Swiss company Food Brewer has developed a new process inspired by brewing. The company’s recently published international patent application claims a method for producing a suspension culture of plant tissue particles. While Food Brewer is focusing on coffee and cocoa, the method it aims to patent is not limited to coffee plants but could be used to culture other plant cells such as cereals, nuts, fruit and spices. A broad method patent which covers multiple plant types could be very valuable, enabling the company to diversify into the production of other cell-based foods.

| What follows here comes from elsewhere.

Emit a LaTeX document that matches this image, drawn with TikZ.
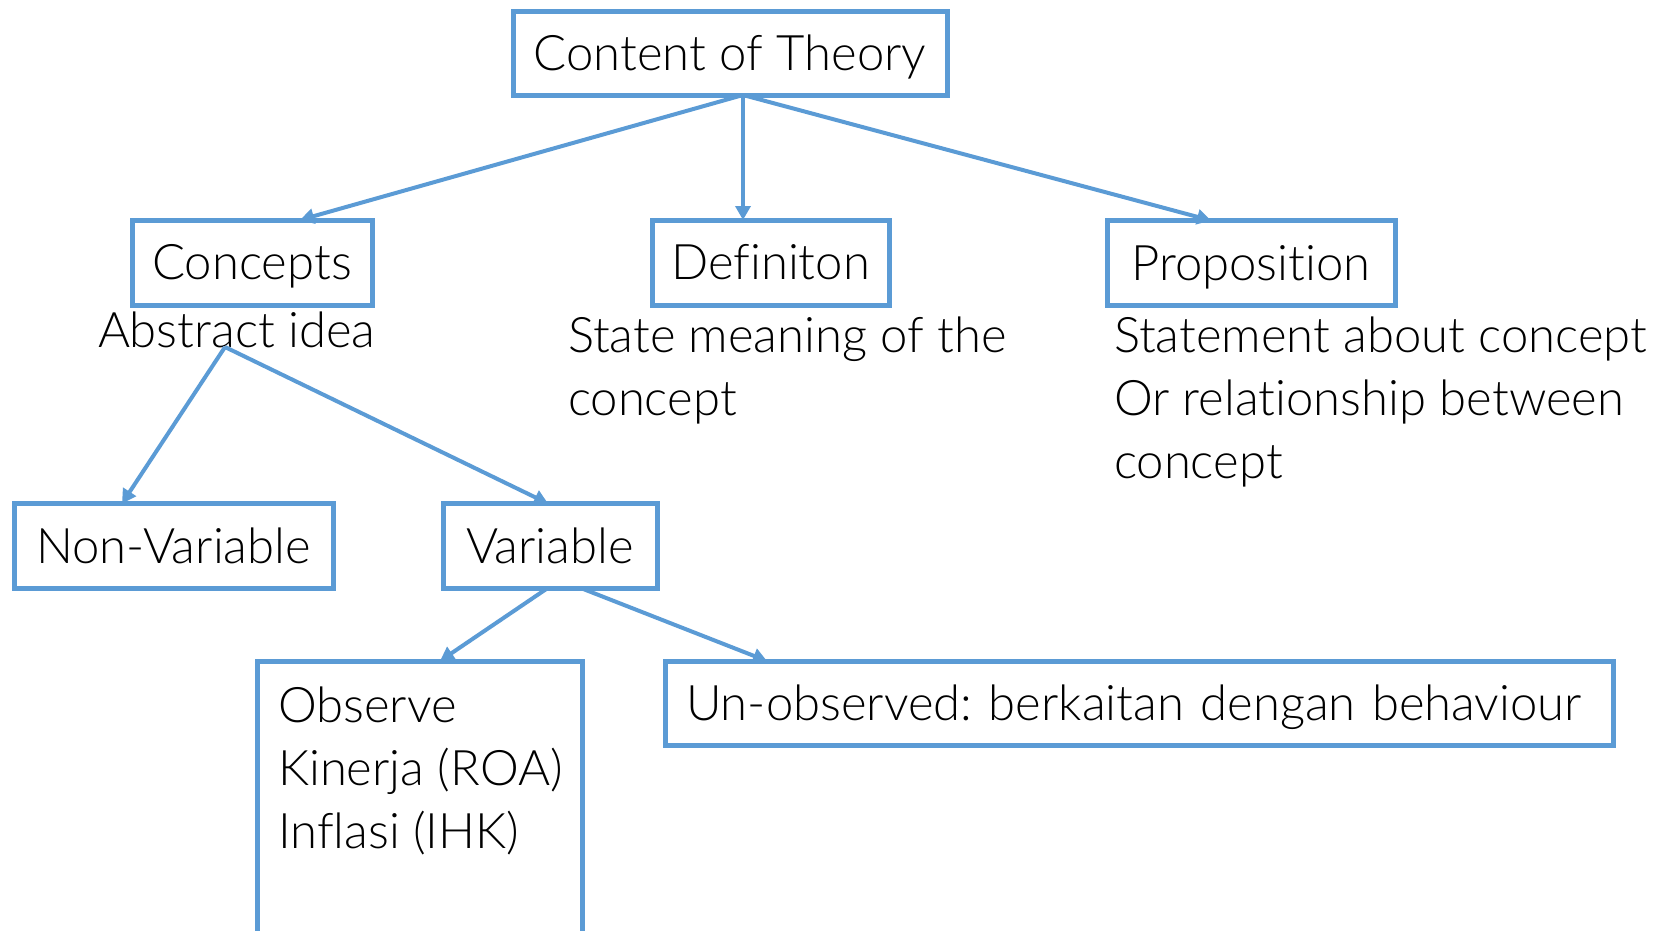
\documentclass[tikz,border=0pt]{standalone}
\usepackage{fontspec}
\setmainfont{Lato Light}[Ligatures={NoCommon,NoContextual,NoRare},Contextuals=NoAlternate]
\usetikzlibrary{arrows.meta}
\definecolor{obl}{HTML}{5B9BD5}
\newcommand\dgfont{\fontsize{49}{63}\selectfont\frenchspacing}
\begin{document}
\begin{tikzpicture}[x=1pt,y=-1pt,
  box/.style={draw=obl, line width=5pt, inner sep=0pt, outer sep=0pt,
    minimum height=85pt, text height=34pt, text depth=0pt, font=\dgfont},
  txt/.style={inner sep=0pt, outer sep=0pt, anchor=base west, font=\dgfont},
  conn/.style={draw=obl, line width=4pt, -{Triangle[length=14pt,width=15pt]}}]
\useasboundingbox (0,0) rectangle (1665,930);
\clip (0,0) rectangle (1665,930);
% boxes
\node[box, minimum width=434pt, minimum height=84pt] (ct) at (730,53) {Content of Theory};
\node[box, minimum width=240pt] (con) at (252,262.5) {Concepts};
\node[box, minimum width=237pt] (def) at (770.5,262.5) {Definiton};
\node[box, minimum width=288pt] (prop) at (1251,263) {Proposition};
\node[box, minimum width=319pt] (nv) at (173.5,546) {Non-Variable};
\node[box, minimum width=214pt] (var) at (550,546) {Variable};
\node[box, minimum width=325pt, minimum height=330pt, anchor=north] (obs) at (419.5,661) {};
\node[box, text width=906pt, inner xsep=21pt, align=left, minimum height=84pt] (unobs) at (1139,703) {Un-observed: berkaitan dengan behaviour};
% free texts
\node[txt] (abs) at (98,347) {Abstract idea};
\node[txt] (deft) at (568,352) {\vtop{\hbox{State meaning of the}\hbox{concept}}};
\node[txt] (propt) at (1114,352) {\vtop{\hbox{Statement about concept}\hbox{Or relationship between}\hbox{concept}}};
\node[txt] (obst) at (278,722) {\vtop{\hbox{Observe}\hbox{Kinerja (ROA)}\hbox{Inflasi (IHK)}}};
% connectors
\draw[conn] ([xshift=13pt]ct.south) -- ([xshift=48pt]con.north);
\draw[conn] ([xshift=13pt]ct.south) -- ([xshift=-27.5pt]def.north);
\draw[conn] ([xshift=13pt]ct.south) -- ([xshift=-40pt]prop.north);
\draw[conn] ([xshift=127pt]abs.base west) -- ([xshift=-51.5pt]nv.north);
\draw[conn] ([xshift=127pt]abs.base west) -- ([xshift=-2pt]var.north);
\draw[conn] ([xshift=-3pt]var.south) -- ([xshift=20.5pt]obs.north);
\draw[conn] ([xshift=32pt]var.south) -- ([xshift=-372pt]unobs.north);
\end{tikzpicture}
\end{document}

To get broad claims granted, the national patent offices must be convinced that the claimed technology works across the scope of the patent claim. In other words, in order to protect a generic method  which is not limited to particular plant or type of plant, it must be reasonably expected that, based on the experimental data in the patent application, or scientific rationale which is supported by evidence, the method will work for all plants. Since Food Brewer’s patent application only exemplifies the method using cacao beans, it will therefore need to persuade the patent offices that the method works for other plants in order to obtain a claim which covers coffee.

We can see from the above examples that innovators are taking different approaches to solving the problems of providing cell-based coffee, and that an IP strategy needs to be tailored to the particular solution. While alternative coffee is relatively new, cell culture technologies are not. Those wishing to secure patent protection for new bioreactors have to navigate around a crowded prior art field, while those pursing new methods may have to present extensive data to support broad claims.

The companies that succeed will be those who not only discover the most effective solutions to the key technical problems in the field – achieving a great coffee taste, and scale-up of cell culture – but those with robust IP that maps onto that solution.